Ne remettez jamais à demain le plaisir que vous pouvez prendre aujourd’hui. Dès que l’individu ressent, la communauté est sur un sol glissant.
La propreté est l’approche de la Fordinité. La Civilisation, c’est la Stérilisation. Un médecin par jour – foin du mal alentour. A B C, Vitamine D. L’huile est au foie, la morue a nagé. »
Nous voilà en pleine infantocratie – « l’idéal de l’enfance imposé à l’humanité », pour reprendre les mots de Kundera. Pas question de rire, tout ceci est très sérieux, évidemment.
Face à ces enfants éternels, on peut, comme John, éprouver un légitime effroi empreint d’une compassion paradoxalement désireuse de leur imposer la liberté, on peut aussi, comme Bernard Marx, les mépriser et ricaner de leur bêtise crasse tout en souhaitant ardemment susciter leur respect et leur admiration. D’ailleurs, Bernard, pourtant si critique, se réconcilie pleinement, bien que provisoirement, avec ce monde car « pour autant qu’il reconnaissait son importance à lui, Bernard, l’ordre des choses était bon. » Et voilà notre redresseur de torts autoproclamé qui rêvait déjà d’accepter stoïquement son destin de révolté mis au ban, très heureux de pouvoir coucher avec toutes les femmes qui autrefois l’auraient rejeté. Rien n’est donc figé : il existe précisément un jeu, au cœur même de l’excès d’ordre, pour une liberté et une ambiguïté proprement romanesques.
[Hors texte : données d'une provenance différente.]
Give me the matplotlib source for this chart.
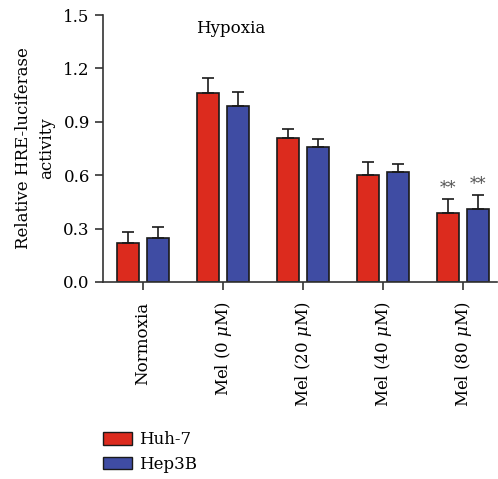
import numpy as np
import matplotlib.pyplot as plt
from matplotlib.patches import Patch

plt.rcParams['font.family'] = ['DejaVu Serif']
plt.rcParams['mathtext.fontset'] = 'dejavuserif'

# Data
groups = ['Normoxia', r'Mel (0 $\mu$M)', r'Mel (20 $\mu$M)', r'Mel (40 $\mu$M)', r'Mel (80 $\mu$M)']
huh7 = [0.22, 1.06, 0.81, 0.60, 0.39]
huh7_err = [0.06, 0.085, 0.05, 0.075, 0.075]
hep3b = [0.25, 0.99, 0.76, 0.62, 0.41]
hep3b_err = [0.06, 0.075, 0.045, 0.045, 0.08]
stars = ['', '', '', '', '**']

red = '#DC2B1E'
blue = '#3F4CA3'

fig = plt.figure(figsize=(4.98, 4.79), dpi=100)
ax = fig.add_axes([103 / 498, 1 - 282 / 479, 394 / 498, 267 / 479])

x = np.arange(len(groups))
w = 0.28
off = 0.1875
ax.bar(x - off, huh7, w, color=red, edgecolor='#1a1a1a', linewidth=1.2,
       yerr=[np.zeros(len(huh7)), huh7_err], capsize=4.5,
       error_kw=dict(ecolor='#1a1a1a', elinewidth=1.2, capthick=1.2))
ax.bar(x + off, hep3b, w, color=blue, edgecolor='#1a1a1a', linewidth=1.2,
       yerr=[np.zeros(len(hep3b)), hep3b_err], capsize=4.5,
       error_kw=dict(ecolor='#1a1a1a', elinewidth=1.2, capthick=1.2))

for i, s in enumerate(stars):
    if s:
        ax.text(x[i] - off, huh7[i] + huh7_err[i] + 0.01, s, ha='center', va='bottom',
                fontsize=12, color='#555555')
        ax.text(x[i] + off, hep3b[i] + hep3b_err[i] + 0.01, s, ha='center', va='bottom',
                fontsize=12, color='#555555')

ax.set_xlim(-0.5, 4.425)
ax.set_ylim(0, 1.5)
ax.set_yticks([0.0, 0.3, 0.6, 0.9, 1.2, 1.5])
ax.set_yticklabels(['0.0', '0.3', '0.6', '0.9', '1.2', '1.5'], fontsize=12)
ax.set_xticks(x)
ax.set_xticklabels(groups, rotation=90, fontsize=12)
ax.spines['top'].set_visible(False)
ax.spines['right'].set_visible(False)
for sp in ['left', 'bottom']:
    ax.spines[sp].set_color('#333333')
    ax.spines[sp].set_linewidth(1.2)
ax.tick_params(direction='out', length=6, width=1.2, color='#333333')
ax.tick_params(axis='x', pad=8)
ax.set_ylabel('Relative HRE-luciferase\nactivity', fontsize=12, linespacing=1.45, labelpad=6)

ax.text(0.325, 0.95, 'Hypoxia', transform=ax.transAxes, ha='center', va='center', fontsize=12)

handles = [Patch(facecolor=red, edgecolor='#1a1a1a', label='Huh-7'),
           Patch(facecolor=blue, edgecolor='#1a1a1a', label='Hep3B')]
fig.legend(handles=handles, loc='lower left', bbox_to_anchor=(86 / 498, -0.022),
           frameon=False, fontsize=12, handlelength=1.75, handleheight=0.8,
           labelspacing=0.45, handletextpad=0.45, borderpad=0.5)

fig.savefig('out.png', dpi=100)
Lire Le Meilleur des mondes comme une fable apocalyptique, c’est ne pas voir ce jeu, cette fenêtre entrebâillée, c’est ne pas entendre le rire qui y éclate ici et là et qui est peut-être la plus haute forme de résistance car tout, y compris le sérieux de la bêtise, est emporté sur son passage. Non pas le rire revanchard de Bernard qui n’est ni plus ni moins que le triste et ridicule étendard d’un désir de reconnaissance et qui, d’ailleurs, disparaît dès qu’il croit l’avoir obtenue, mais plutôt celui de son grand ami, Helmholtz Watson ou encore celui de l’Administrateur mondial, Mustapha Menier et en dernière analyse, celui du lecteur.
Mustapha Menier rit à la lecture du rapport que Bernard lui a fait parvenir au sujet de John et de son intégration dans Le Meilleur des mondes :
« La pensée que cet être-là lui servait – à lui – un cours solennel sur l’ordre social était véritablement par trop grotesque. Il fallait que cet homme fût devenu fou. « Il faudrait lui donner une leçon », se dit-il, puis il rejeta la tête en arrière et se mit à rire aux éclats. »
Plus loin, il rit de l’idéalisme indigné de John qui réclame la Liberté pour les hommes et lui suggère qu’il s’agit là tout bonnement d’une absurdité.
Quant à Helmholtz, il éclate de rire en racontant à Bernard qu’il est un « homme repéré » depuis qu’il a lu à ses étudiants, pour voir l’effet que cela produirait, un poème sur la solitude. Plus loin, il se jette, hilare, dans la rixe provoquée par John quand il veut libérer les Epsilons de leur servitude en les empêchant d’accéder à leur dose quotidienne de soma. Il rit enfin au moment d’être reçu par Mustapha Menier après leur arrestation, alors que Bernard, lui, est vert d’angoisse. Son rire, qui éclate face au danger et qui accompagne l’action, n’est jamais ni coercitif, ni triomphant, il est tout à la fois vivifiant et généreux : né du spectacle de « la poignante incongruité des choses », il semble correspondre à ce qu’Huxley écrit dans un de ses essais :
« Le plus énergique dissolvant du satanisme, comme des autres prétentions surhumaines, c’est le rire sans malice de gens qui sont restés hommes. »
Helmholtz, plus encore que Mustapha Menier, nous invite à rire du Meilleur des mondes, car rien n’est plus dangereux, face aux rêves totalitaires et autres délires transhumanistes ou même, plus simplement, aux idéaux de toute nature, que de les prendre trop au sérieux. Ne voir dans Le Meilleur des mondes qu’un ouvrage d’anticipation sombre et accablant de vérité, c’est oublier qu’il propose aussi une forme d’antidote au désespoir. Tant qu’il se trouvera des lecteurs capables de rire de Bernard, de John et des situations imaginées par Huxley, « la santé de l’esprit » – question qui l’a beaucoup préoccupé – ne sera pas encore tout à fait hors d’atteinte.